You can either use multiple -e arguments or separate commands with a semicolon, something like (just one of these, not both):
sed -i 's/#.*$//' -e '/^$/d' fileName
sed -i 's/#.*$//;/^$/d' fileName
The following transcript shows this in action:
pax> printf 'Line # with a comment\n\n# Line with only a comment\n' >file
pax> cat file
Line # with a comment
# Line with only a comment
pax> cp file filex ; sed -i 's/#.*$//;/^$/d' filex ; cat filex
Line
pax> cp file filex ; sed -i -e 's/#.*$//' -e '/^$/d' filex ; cat filex
Line
Note how the file is modified in-place even with two -e options. You can see that both commands are executed on each line.

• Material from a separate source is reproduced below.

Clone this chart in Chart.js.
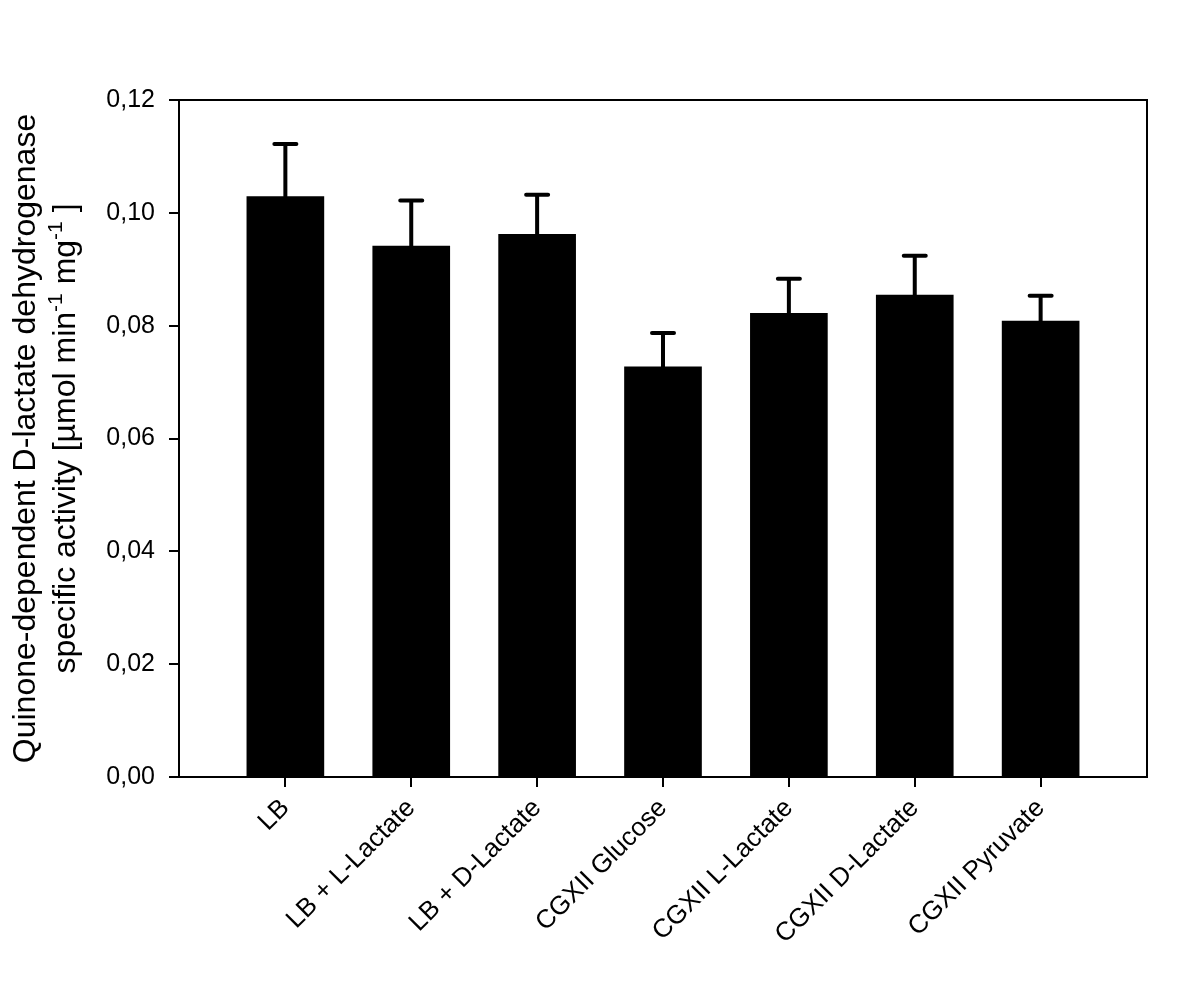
<!DOCTYPE html>
<html>
<head>
<meta charset="utf-8">
<script src="https://cdn.jsdelivr.net/npm/chart.js@4"></script>
<style>
  html, body { margin: 0; padding: 0; background: #fff; }
  #wrap { width: 1200px; height: 989px; }
</style>
</head>
<body>
<div id="wrap"><canvas id="myChart" width="1200" height="989"></canvas></div>
<script>
const categories = [
  'LB',
  'LB + L-Lactate',
  'LB + D-Lactate',
  'CGXII Glucose',
  'CGXII L-Lactate',
  'CGXII D-Lactate',
  'CGXII Pyruvate'
];
const activity = [0.1029, 0.0941, 0.0962, 0.0727, 0.0822, 0.0854, 0.0808];
const sd = [0.0093, 0.0081, 0.0070, 0.0060, 0.0061, 0.0070, 0.0045];
const yTicks = [0, 0.02, 0.04, 0.06, 0.08, 0.10, 0.12];

const FONT = '"Liberation Sans", Arial, sans-serif';
const ctx = document.getElementById('myChart').getContext('2d');

// upward error bars with caps
const errorBars = {
  id: 'errorBars',
  afterDatasetsDraw(chart) {
    const c = chart.ctx;
    const y = chart.scales.y;
    const meta = chart.getDatasetMeta(0);
    c.save();
    c.strokeStyle = '#000';
    c.lineWidth = 4;
    c.lineCap = 'round';
    meta.data.forEach((bar, i) => {
      const top = y.getPixelForValue(activity[i] + sd[i]);
      c.beginPath();
      c.moveTo(bar.x, bar.y);
      c.lineTo(bar.x, top);
      c.moveTo(bar.x - 11, top);
      c.lineTo(bar.x + 11, top);
      c.stroke();
    });
    c.restore();
  }
};

// box round the plot and the two-line y title with superscripts
const frame = {
  id: 'frame',
  afterDraw(chart) {
    const c = chart.ctx;
    const a = chart.chartArea;
    c.save();
    c.strokeStyle = '#000';
    c.lineWidth = 2;
    c.strokeRect(a.left, a.top, a.right - a.left, a.bottom - a.top);

    c.translate(0, (a.top + a.bottom) / 2);
    c.rotate(-Math.PI / 2);
    c.fillStyle = '#000';
    c.textBaseline = 'alphabetic';

    const big = '32px ' + FONT;
    const small = '21px ' + FONT;
    const line1 = [{ t: 'Quinone-dependent D-lactate dehydrogenase' }];
    const line2 = [
      { t: 'specific activity [µmol min' }, { t: '-1', sup: true },
      { t: ' mg' }, { t: '-1', sup: true }, { t: ' ]' }
    ];
    [[line1, 35], [line2, 75]].forEach(([segs, base]) => {
      let w = 0;
      segs.forEach(s => { c.font = s.sup ? small : big; w += c.measureText(s.t).width; });
      let x = -w / 2;
      segs.forEach(s => {
        c.font = s.sup ? small : big;
        c.fillText(s.t, x, s.sup ? base - 13 : base);
        x += c.measureText(s.t).width;
      });
    });
    c.restore();
  }
};

const data = {
  datasets: [{
    data: activity.map((v, i) => ({ x: i, y: v })),
    backgroundColor: '#000',
    borderWidth: 0,
    barThickness: 77
  }]
};

const config = {
  type: 'bar',
  data: data,
  options: {
    responsive: false,
    animation: false,
    layout: { padding: { left: 0, right: 53, top: 100, bottom: 0 } },
    plugins: {
      legend: { display: false },
      tooltip: { enabled: false }
    },
    scales: {
      x: {
        type: 'linear',
        min: -0.845,
        max: 6.845,
        offset: false,
        afterBuildTicks: (scale) => {
          scale.ticks = categories.map((c, i) => ({ value: i }));
        },
        afterFit: (scale) => { scale.height = 212; },
        border: { display: true, color: '#000', width: 2 },
        grid: { offset: false, drawOnChartArea: false, drawTicks: true, tickLength: 10, color: '#000', lineWidth: 2 },
        ticks: {
          color: '#000',
          font: { family: FONT, size: 26 },
          minRotation: 45,
          maxRotation: 45,
          padding: 6,
          callback: (value) => categories[value]
        }
      },
      y: {
        min: 0,
        max: 0.12,
        afterBuildTicks: (scale) => {
          scale.ticks = yTicks.map(v => ({ value: v }));
        },
        afterFit: (scale) => { scale.width = 179; },
        border: { display: true, color: '#000', width: 2 },
        grid: { drawOnChartArea: false, drawTicks: true, tickLength: 10, color: '#000', lineWidth: 2 },
        ticks: {
          color: '#000',
          font: { family: FONT, size: 25 },
          padding: 14,
          callback: (value) => value.toFixed(2).replace('.', ',')
        }
      }
    }
  },
  plugins: [errorBars, frame]
};

const myChart = new Chart(ctx, config);
</script>
</body>
</html>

The line with a comment first has the comment removed then all is removed because it's empty.
In addition, the original empty line is also removed.
#paxdiablo has a good answer but it can be improved.
(1) The '/^$/d' clause only matches 100% blank lines.
If you want to also match lines that are entirely whitespace (spaces, tabs etc.) use this instead:
'/^\s*$/d'
(2) The 's/#.*$//' clause only matches lines that start with the # character in column 0.
If you want to also match lines that have only whitespace before the first # use this instead:
'/^\s*#.*$/d'
The above criteria may not be universal (e.g. within a HEREDOC block, or in a Python multi-line string the different approaches could be significant), but in many cases the conventional definition of "blank" lines include whitespace-only, and "comment" lines include whitespace-then-#.
(3) Lastly, on OSX at least, the #paxdiablo solution in which the first clause turns comment lines into blank lines, and the second clause strips blank lines (including what were originally comments) doesn't work. It seems to be more portable to make both clauses /d delete actions as I've done.
The revised command incorporating the above is:
sed -e '/^\s*#.*$/d' -e '/^\s*$/d' inputFile
This tiny jewel removes all # comments, no matter where they begin in a line (see caution below):
sed -e 's/\s*#.*$//'
Example:
text="
this is a # test
#this is a test
#this is a #test
this is # another #test
"
$echo "$text" | sed -e 's/\s*#.*$//'
this is a
this is
Next this removes any resulting blank lines:
$echo "$text" | sed -e 's/\s*#.*$//' | sed -e '/^\s*$/d'
Caution: Depending on the syntax and/or interpretation of the lines your processing, this might not be an appropriate solution, as it just stupidly removes end of lines, even if the '#' is part of your data or code. However, for use cases where you'll never use a hash except for as an end of line comment then it works fine. So just as with all coding, context must be taken into consideration.
Alternative variant, using grep:
cat file.txt | grep -Ev '(#.*$)|(^$)'
you can use awk
awk 'NF{gsub(/^[ \t]*#/,"");print}' file
First example(paxdiablo) is very good except its not change file, just output result. If you want to change it inline:
sudo sed -i 's/#.*$//;/^$/d' inputFile
On (one of) my linux boxes, sed understands extended regular expressions with the -r option, so:
sed -r '/(^\s*#)|(^\s*$)/d' squid.conf.installed
is very useful for showing all non-blank, non comment lines.
The regex matches either start of line followed by zero or more spaces or tabs followed by either a hash or end of line, and deletes those matching lines from the input.